Sunday, September 19

Hey, California - Here's Your Gov Looking Out for the Little Guy

I'm sorry. "Economic girlie men." Note to Mr. Schwarzenegger: The minimum wage is not the reason business is moving out of California. It's the reason PEOPLE are moving out of California - or just ending up collecting unemployment.

Oh yeah. He scored a victory for Wal*Mart, too.

Your big honkin' movie hero at work for the gullible schnooks who voted for him.
Gov. Vetoes Minimum Wage Hike
Schwarzenegger also axes a bill that would have made retailers such as Wal-Mart pay for studies of proposed stores' economic impact.

Aligning himself with business leaders in perhaps his most unambiguous way yet, Gov. Arnold Schwarzenegger on Saturday vetoed a measure to boost California's minimum wage to the nation's highest, instead leaving it at the lowest level on the West Coast.

Schwarzenegger also rejected legislation that would have required giant retailers such as Wal-Mart that wanted to open colossal stores to first finance studies showing whether they would hurt the neighborhood economy and affect traffic.

Together, the two vetoes and accompanying explanations were some of Schwarzenegger's clearest articulations of where his views lie in disputes between business and labor.

"In recent years, the high cost of doing business in California has driven away jobs, businesses, and opportunity," Schwarzenegger wrote in his veto of the minimum-wage bill, AB 2832. "Now is not the time to create barriers to our economic recovery or reverse the momentum we have generated. I want to create more jobs and make every California job more secure."

California's minimum wage has been $6.75 an hour since 2002. The bill passed by the Democratic-controlled Legislature would have raised it by 50 cents on July 1, 2005 and then to $7.75 a year later. The federal minimum wage is $5.15 an hour.

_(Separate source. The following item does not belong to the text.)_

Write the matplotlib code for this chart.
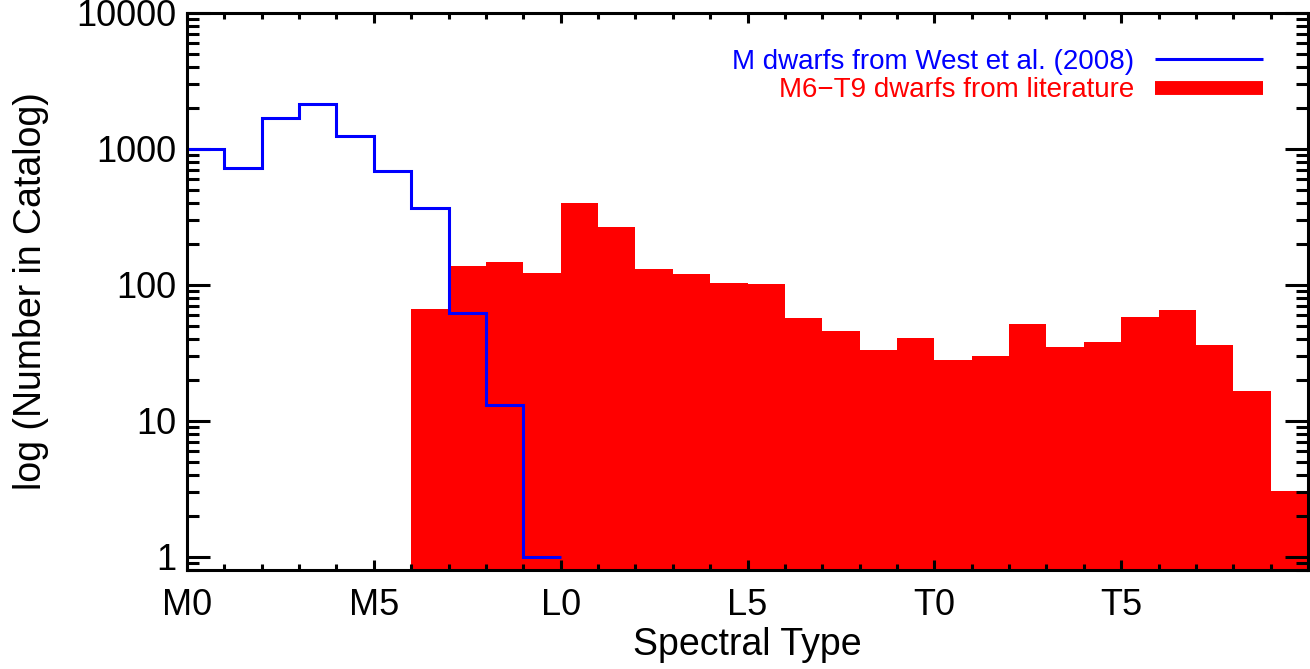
import numpy as np
import matplotlib
matplotlib.use('Agg')
import matplotlib.pyplot as plt
from matplotlib.lines import Line2D
from matplotlib.ticker import FixedLocator, LogLocator, NullFormatter, FuncFormatter

plt.rcParams['font.family'] = ['Liberation Sans', 'DejaVu Sans']

# Spectral type bins: 0 = M0, 10 = L0, 20 = T0
west_edges = np.arange(0, 11)
west_counts = [1000, 720, 1700, 2150, 1240, 690, 370, 62, 13, 1]

lit_start = 6  # M6
lit_counts = [67, 138, 148, 122, 400, 265, 132, 120, 104, 101,
              57, 46, 33, 41, 28, 30, 52, 35, 38, 58,
              65, 36, 16.5, 3.05]

tick_pos = [0, 5, 10, 15, 20, 25]
tick_labels = ['M0', 'M5', 'L0', 'L5', 'T0', 'T5']

fig = plt.figure(figsize=(13.1, 6.69), dpi=100)
ax = fig.add_axes([187 / 1310, 99 / 669, 1121 / 1310, 557 / 669])

lit_x = np.arange(lit_start, lit_start + len(lit_counts))
ax.bar(lit_x, lit_counts, width=1.0, align='edge', bottom=0.01,
       color='#ff0000', linewidth=0, zorder=1)
ax.stairs(west_counts, west_edges, baseline=None, color='#0000ff',
          linewidth=2.2, zorder=2)

ax.set_yscale('log')
ax.set_xlim(0, 30)
ax.set_ylim(0.8, 10000)

ax.xaxis.set_major_locator(FixedLocator(tick_pos))
ax.set_xticklabels(tick_labels)
ax.xaxis.set_minor_locator(FixedLocator(np.arange(0, 31)))
ax.yaxis.set_major_locator(FixedLocator([1, 10, 100, 1000, 10000]))
ax.yaxis.set_major_formatter(FuncFormatter(lambda v, p: '%d' % v))
ax.yaxis.set_minor_locator(LogLocator(base=10, subs=np.arange(2, 10), numticks=20))
ax.yaxis.set_minor_formatter(NullFormatter())

ax.tick_params(axis='both', which='both', direction='in', top=True, right=True,
               width=2.2, labelsize=26)
ax.tick_params(axis='x', which='major', length=7.5, pad=13)
ax.tick_params(axis='x', which='minor', length=4)
ax.tick_params(axis='y', which='major', length=16.5, pad=8)
ax.tick_params(axis='y', which='minor', length=8.5)
for s in ax.spines.values():
    s.set_linewidth(2.2)

ax.set_xlabel('Spectral Type', fontsize=27, labelpad=3)
ax.set_ylabel('log (Number in Catalog)', fontsize=27, labelpad=19)

handles = [Line2D([], [], color='#0000ff', linewidth=2.2, solid_capstyle='butt'),
           Line2D([], [], color='#ff0000', linewidth=10, solid_capstyle='butt')]
leg = ax.legend(handles, ['M dwarfs from West et al. (2008)',
                          'M6\u2212T9 dwarfs from literature'],
                loc='upper right', bbox_to_anchor=(0.960, 0.936), frameon=False,
                markerfirst=False, fontsize=20, handlelength=3.9,
                handletextpad=0.75, labelspacing=0.1, borderaxespad=0,
                borderpad=0)
for txt, c in zip(leg.get_texts(), ['#0000ff', '#ff0000']):
    txt.set_color(c)

plt.savefig('out.png', dpi=100)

Assemblywoman Sally Lieber, the author of the minimum-wage bill, said Schwarzenegger's veto was disappointing. "The state minimum wage is under the federal poverty line," said Lieber (D-Mountain View). "This veto is evidence that you can't serve two masters. You either side with the corporate interests or the people. Schwarzenegger sided with the corporate interests."